Henry then embarked on a solo career, with her first solo single, "Too Many People", reaching No. 38 in the UK in September 1993. Her next single, a cover version of Bad Company's "Feel Like Making Love", was a top 20 hit in the UK, Australia, and New Zealand. Henry's debut album, Pauline, was released in 1993, and reached the top 50 in the UK and Australia. A second solo album, Do Over, consisting of cover versions of others artists' songs, followed in 1996.

Henry then took a hiatus from her recording career, and obtained a Bachelor of Laws degree and a master's degree in Intellectual Property Law.

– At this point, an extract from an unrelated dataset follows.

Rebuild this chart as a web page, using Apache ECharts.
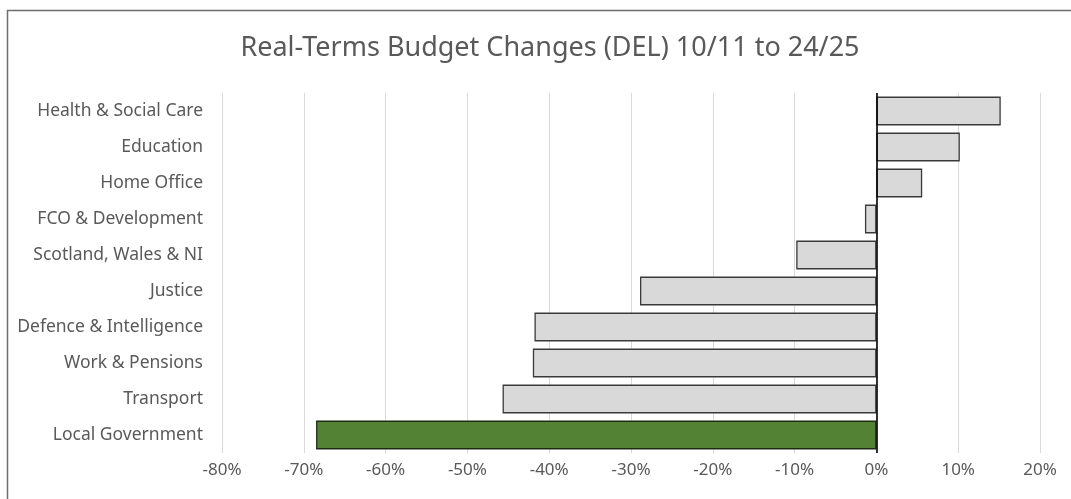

In 2016, Henry recorded a new version of the Chimes' song "Heaven" for the expanded re-issue of the Chimes' only album.

==Discography==
===Albums===
====Studio albums====

| Year | Album | Peak chart positions |  |
| UK | AUS |
| 1993 | Pauline | 45 | 37 |
| 1996 | Do Over | — | 173 |
"—" denotes releases that did not chart or were not released in that country.

====Compilations====
- 1998: Heaven – The Very Best of Pauline Henry & the Chimes

===Singles===

Year: Single; Peak chart positions; Certifications; Album
UK: AUS; GER; IRE; NZ; US Dance
1993: "Too Many People"; 38; —; —; —; 32; —; Pauline
"Feel Like Making Love": 12; 13; 85; 21; 17; 5; AUS: Gold;
1994: "Can't Take Your Love"; 30; —; —; —; —; —
"Watch the Miracle Start": 54; 213; —; —; —; —
"Too Many People" (Australian re-release): —; 76; —; —; —; —
1995: "Sugar Free"; 57; —; —; —; —; —; Do Over
"Love Hangover": 37; —; —; —; —; —
1996: "Never Knew Love Like This" (featuring Wayne Marshall); 40; —; —; —; —; —
"Happy": 46; —; —; —; —; —
1998: "If I Can't Have You"; 98; —; —; —; —; —; Non-album singles
2001: "I'm in Heaven" (Madd Forest featuring Pauline Henry) (white label only); —; —; —; —; —; —
2014: "Sunshine (Happiness)"; —; —; —; —; —; —
2015: "I Got the Feeling Right"; —; —; —; —; —; —
2017: "Heaven (The DJ Spen & Reelsoul Remixes)"; —; —; —; —; —; —; The Chimes 2016 re-issue
"—" denotes releases that did not chart or were not released in that country.